Heureux de pouvoir porter jusqu’au ciel les louanges de leur bienfaiteur sans être soupçonnés de flatterie !

Cependant nous redoublerons nos vœux pour la conservation du généreux Vainqueur de soi-même, de l’Arbitre souverain de la République Chrétienne, du Restaurateur de la Religion et de la Justice, du Père du Peuple et des Lettres, enfin de Louis XIV, ce Roi donné de Dieu par miracle pour être l’honneur, les délices, et (si sa modestie peut souffrir ce terme) le Maître du genre humain.

 

[1] Sous la Régence d’Anne d’Autriche, et pendant  le ministère de Mr. le Cardinal Mazarini.

[2] En 1664. Les Turcs défaits sur le Raab par les François.

[3] Erford réduit à l’obéissance de M. l’Electeur de Mayence, à la vue des Troupes du Roy.

[4] De l’invasion et des ravages de l’Evêque de Munster.

[5] En 1667. Charleroi, Ath, Tournay, Douai, Berque, Oudenaarde, Lille, etc.

[6] Le Roi partit de S. Germain en Laye le 2. De Février 1668. Il y revint le 28. Du même mois après avoir pris toute la Franche-Comté.

[7] Il la rendit pour le bien de la Paix par le Traité d’Aix la Chapelle ; et aussitôt que les Espagnols lui eurent déclaré la guerre, il la reprit entièrement.

[8] En 34 jours le Roi se rendit maître de tous ces fleuves, et de 38 places considérables, quatre à la fois.

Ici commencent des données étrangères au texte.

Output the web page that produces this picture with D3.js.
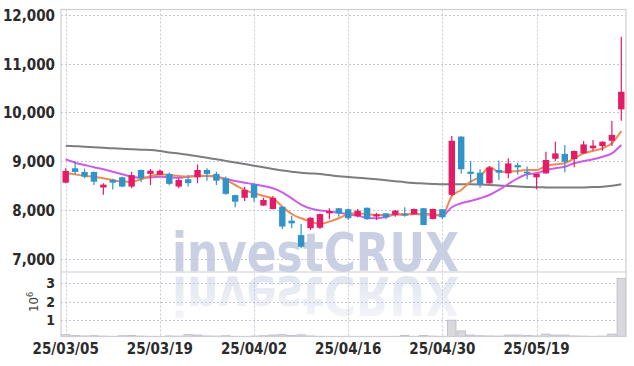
<!DOCTYPE html>
<html><head><meta charset="utf-8">
<script src="https://cdn.jsdelivr.net/npm/d3@7"></script>
<style>html,body{margin:0;padding:0;background:#fff;}svg{display:block;}</style>
</head><body>
<svg id="c" width="634" height="366"></svg>
<script>
const dates = ["25/03/05","25/03/06","25/03/07","25/03/10","25/03/11","25/03/12","25/03/13","25/03/14","25/03/17","25/03/18","25/03/19","25/03/20","25/03/21","25/03/24","25/03/25","25/03/26","25/03/27","25/03/28","25/03/31","25/04/01","25/04/02","25/04/03","25/04/04","25/04/07","25/04/08","25/04/09","25/04/10","25/04/11","25/04/14","25/04/15","25/04/16","25/04/17","25/04/18","25/04/21","25/04/22","25/04/23","25/04/24","25/04/25","25/04/28","25/04/29","25/04/30","25/05/02","25/05/07","25/05/08","25/05/09","25/05/12","25/05/13","25/05/14","25/05/15","25/05/16","25/05/19","25/05/20","25/05/21","25/05/22","25/05/23","25/05/26","25/05/27","25/05/28","25/05/29","25/05/30"];
const openP  = [8560,8855,8780,8780,8460,8615,8670,8480,8820,8740,8720,8740,8480,8630,8670,8820,8740,8650,8305,8250,8525,8090,8020,8065,7780,7485,7625,7635,7930,8035,8015,7875,8045,7865,7930,7900,7915,7910,8035,7815,8015,8310,9505,8785,8765,8545,8820,8750,8920,8785,8670,8750,9050,9150,9045,9160,9265,9310,9420,10065];
const highP  = [8855,9005,8850,8790,8550,8640,8680,8785,8830,8840,8830,8770,8640,8715,8935,8855,8785,8685,8310,8475,8545,8250,8285,8075,7880,7710,7850,7925,8035,8040,8030,8020,8050,7945,7935,8000,8055,8030,8040,8030,8020,9515,9510,9005,8835,8900,9010,9060,8970,8890,8745,9195,9400,9335,9220,9415,9435,9410,9825,11555];
const lowP   = [8550,8720,8650,8510,8310,8420,8465,8445,8570,8510,8710,8510,8445,8480,8550,8600,8510,8310,8055,8185,8170,8080,8015,7610,7625,7215,7590,7610,7810,7860,7795,7850,7800,7795,7810,7860,7860,7900,7690,7805,7815,8285,8750,8560,8455,8540,8615,8650,8730,8630,8425,8745,9005,8775,8875,9155,9215,9215,9310,9830];
const closeP = [8800,8780,8685,8580,8520,8560,8480,8715,8650,8805,8805,8535,8615,8550,8820,8740,8600,8330,8170,8410,8250,8205,8250,7660,7725,7245,7840,7915,7980,7930,7830,7985,7810,7910,7850,7985,7885,8020,7690,8020,7850,9420,8835,8740,8525,8870,8765,8955,8875,8750,8740,9025,9160,8990,9210,9345,9320,9400,9540,10425];
const ma5   = [8752,8730,8697,8683,8650,8615,8580,8580,8630,8697,8730,8717,8697,8683,8697,8704,8683,8615,8512,8410,8342,8286,8239,8067,7917,7829,7760,7712,7760,7829,7910,7931,7910,7897,7897,7910,7910,7917,7910,7910,7897,8286,8410,8580,8683,8875,8785,8785,8800,8820,8820,8900,8937,8957,9060,9162,9210,9265,9367,9620];
const ma20  = [9040,8970,8923,8875,8834,8785,8732,8683,8662,8670,8683,8670,8656,8683,8697,8697,8683,8635,8594,8560,8527,8492,8444,8362,8239,8110,8030,7990,7970,7944,7910,7880,7840,7829,7855,7905,7910,7915,7910,7900,7883,8055,8137,8184,8239,8307,8410,8533,8650,8732,8752,8820,8855,8888,8957,9005,9040,9093,9162,9333];
const ma120 = [9318,9308,9298,9286,9275,9265,9255,9245,9236,9230,9210,9180,9158,9132,9101,9070,9040,9007,8974,8942,8909,8875,8840,8808,8785,8762,8750,8738,8715,8693,8676,8660,8646,8629,8609,8590,8570,8555,8545,8535,8527,8527,8527,8527,8522,8512,8502,8492,8482,8473,8465,8463,8461,8459,8459,8463,8469,8477,8495,8527];
const volume = [0.22,0.17,0.15,0.16,0.14,0.13,0.16,0.18,0.14,0.13,0.12,0.15,0.14,0.22,0.2,0.15,0.14,0.16,0.13,0.12,0.14,0.16,0.2,0.22,0.18,0.21,0.15,0.13,0.12,0.12,0.13,0.12,0.12,0.12,0.12,0.13,0.18,0.13,0.18,0.14,0.13,1.0,0.42,0.2,0.16,0.15,0.14,0.2,0.2,0.18,0.15,0.25,0.2,0.2,0.15,0.14,0.13,0.14,0.25,3.26];
const dateTicks = ["25/03/05","25/03/19","25/04/02","25/04/16","25/04/30","25/05/19"];
const priceTicks = [7000,8000,9000,10000,11000,12000];
const volTicks = [1,2,3];

const svg = d3.select("#c");
const L=61, R=626, T=9.5, MB=272, VB=336.5;
const x = d3.scaleBand().domain(dates).range([L,R]);
const cx = d => x(d) + x.bandwidth()/2;
const y = d3.scaleLinear().domain([6727,12113]).range([MB,T]);
const yv = d3.scaleLinear().domain([0.12,3.6]).range([VB,MB]);
const UP="#e31c68", DOWN="#3193c8", GRID="#c4c8dc", BORDER="#cdced6";
const FONT="'Liberation Sans Narrow','DejaVu Sans Condensed',sans-serif";
const WMFONT="'DejaVu Sans','Liberation Sans',sans-serif";

const defs = svg.append("defs");
defs.append("clipPath").attr("id","mainClip").append("rect").attr("x",L).attr("y",T).attr("width",R-L).attr("height",MB-T);
defs.append("clipPath").attr("id","volClip").append("rect").attr("x",L).attr("y",MB).attr("width",R-L).attr("height",VB-MB);
const grad = defs.append("linearGradient").attr("id","fade").attr("x1",0).attr("y1",0).attr("x2",0).attr("y2",1);
grad.append("stop").attr("offset","0").attr("stop-color","#fff").attr("stop-opacity",1);
grad.append("stop").attr("offset","1").attr("stop-color","#fff").attr("stop-opacity",0.35);
defs.append("mask").attr("id","wmMask").attr("maskUnits","userSpaceOnUse")
  .append("rect").attr("x",0).attr("y",MB).attr("width",634).attr("height",50).attr("fill","url(#fade)");

// watermark
const wm = svg.append("g");
wm.append("text").attr("x",172).attr("y",MB-1).attr("font-family",WMFONT).attr("font-weight","bold")
  .attr("font-size",53).attr("textLength",287).attr("lengthAdjust","spacingAndGlyphs").attr("fill","#c9d0e4").text("investCRUX");
wm.append("g").attr("clip-path","url(#volClip)").append("g").attr("mask","url(#wmMask)")
  .append("text").attr("transform",`translate(0,${2*MB+4}) scale(1,-1)`).attr("x",172).attr("y",MB-1)
  .attr("font-family",WMFONT).attr("font-weight","bold")
  .attr("font-size",53).attr("textLength",287).attr("lengthAdjust","spacingAndGlyphs").attr("fill","#e0e4ef").text("investCRUX");

// grid
const grid = svg.append("g").attr("stroke",GRID).attr("stroke-dasharray","2,2").attr("stroke-width",1);
priceTicks.forEach(v=>grid.append("line").attr("x1",L).attr("x2",R).attr("y1",Math.round(y(v))+0.5).attr("y2",Math.round(y(v))+0.5));
volTicks.forEach(v=>grid.append("line").attr("x1",L).attr("x2",R).attr("y1",Math.round(yv(v))+0.5).attr("y2",Math.round(yv(v))+0.5));
dateTicks.forEach(d=>grid.append("line").attr("x1",Math.round(cx(d))+0.5).attr("x2",Math.round(cx(d))+0.5).attr("y1",T).attr("y2",VB));

// volume bars
svg.append("g").attr("clip-path","url(#volClip)").selectAll("rect").data(dates).join("rect")
  .attr("x",d=>x(d)+0.5).attr("width",x.bandwidth()-1)
  .attr("y",(d,i)=>yv(volume[i])).attr("height",(d,i)=>Math.max(0,VB+4-yv(volume[i])))
  .attr("fill","#d8d8de").attr("stroke","#b9b9c3").attr("stroke-width",0.8);

// MA lines
const main = svg.append("g").attr("clip-path","url(#mainClip)");
const lineGen = arr => d3.line().x((d,i)=>cx(dates[i])).y(d=>y(d)).curve(d3.curveMonotoneX)(arr);
main.append("path").attr("d",lineGen(ma120)).attr("fill","none").attr("stroke","#7d7d7d").attr("stroke-width",2);
main.append("path").attr("d",lineGen(ma20)).attr("fill","none").attr("stroke","#cf5ce8").attr("stroke-width",2);
main.append("path").attr("d",lineGen(ma5)).attr("fill","none").attr("stroke","#ef8b50").attr("stroke-width",2);

// candles
const bw = 6.4;
const cg = main.append("g");
dates.forEach((d,i)=>{
  const col = closeP[i] >= openP[i] ? UP : DOWN;
  const xc = cx(d);
  cg.append("line").attr("x1",xc).attr("x2",xc).attr("y1",y(highP[i])).attr("y2",y(lowP[i])).attr("stroke",col).attr("stroke-width",1.2);
  const top = y(Math.max(openP[i],closeP[i])), bot = y(Math.min(openP[i],closeP[i]));
  cg.append("rect").attr("x",xc-bw/2).attr("width",bw).attr("y",top).attr("height",Math.max(1.5,bot-top)).attr("fill",col);
});

// borders
const b = svg.append("g").attr("stroke",BORDER).attr("stroke-width",1.2).attr("fill","none");
b.append("rect").attr("x",L).attr("y",T).attr("width",R-L).attr("height",VB-T);
b.append("line").attr("x1",L).attr("x2",R).attr("y1",MB).attr("y2",MB);

// axes labels
const ax = svg.append("g").attr("font-family",FONT).attr("fill","#2b2b2b");
priceTicks.forEach(v=>ax.append("text").attr("x",55).attr("y",y(v)+6).attr("text-anchor","end").attr("font-size",15).attr("font-weight","bold").text(d3.format(",")(v)));
volTicks.forEach(v=>ax.append("text").attr("x",55).attr("y",yv(v)+5).attr("text-anchor","end").attr("font-size",14).attr("font-weight","bold").text(v));
dateTicks.forEach(d=>ax.append("text").attr("x",cx(d)).attr("y",354).attr("text-anchor","middle").attr("font-size",15).attr("font-weight","bold").text(d));
const vl = ax.append("text").attr("transform","translate(38,312) rotate(-90)").attr("font-size",13).attr("fill","#444");
vl.append("tspan").text("10");
vl.append("tspan").attr("dy",-5).attr("font-size",9).text("6");
</script>
</body></html>
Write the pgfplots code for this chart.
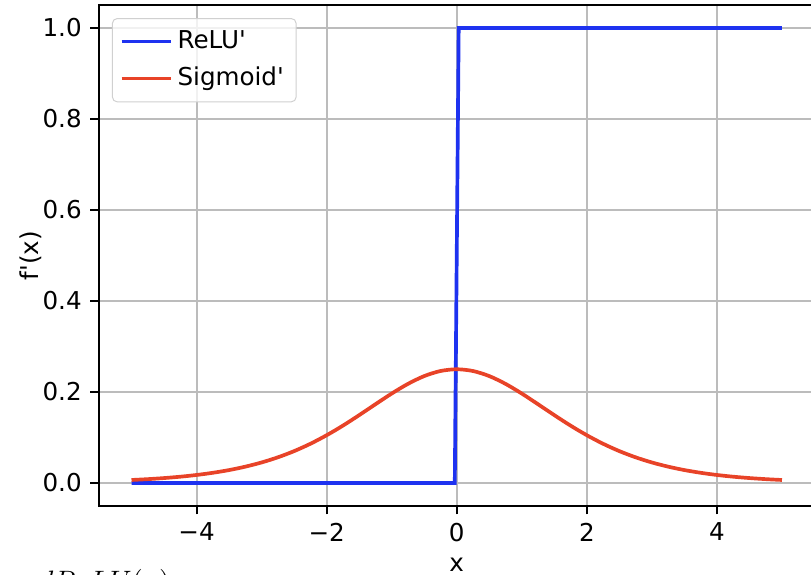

[9] Maastricht, Condé, Aire, S. Omer, Cambrai, Valenciennes, Bouchain, Gand, Ypres, Puicerda, Fribourg, etc.

[10] Cassel, Senef, Zinzein, etc. Le campement de la Cense Urtebie prés Valenciennes sous le mousquet des Ennemis é rien entre deux pour couvrir le siège de Bouchain ; Et après la place prise, la retraite en plein jour tambour battant le Roi en personne à l’arrière-garde, sans qu’un seul parti des Ennemis osât nous suivre.

[11] Notre Armée navale jointe à celle de Hollande a battu les Anglais dans la Manche, ensuite défait les Hollandais, étant jointe à celle d’Angleterre ; et depuis encore étant seule, à Messine et à Tabago, etc.

[12] Toute la Franche-Comté, Cambrai, Valenciennes, Condé, Aire, S. Omer, Ypres, etc.

[13] La Pomeranie aux Suédois.

[14] Gand, Charleroi, Ath, Oudenaarde, Léau, etc. aux Espagnols, et Maastricht, etc. aux Hollandais.

[15] Monseigneur le Dauphin était présent.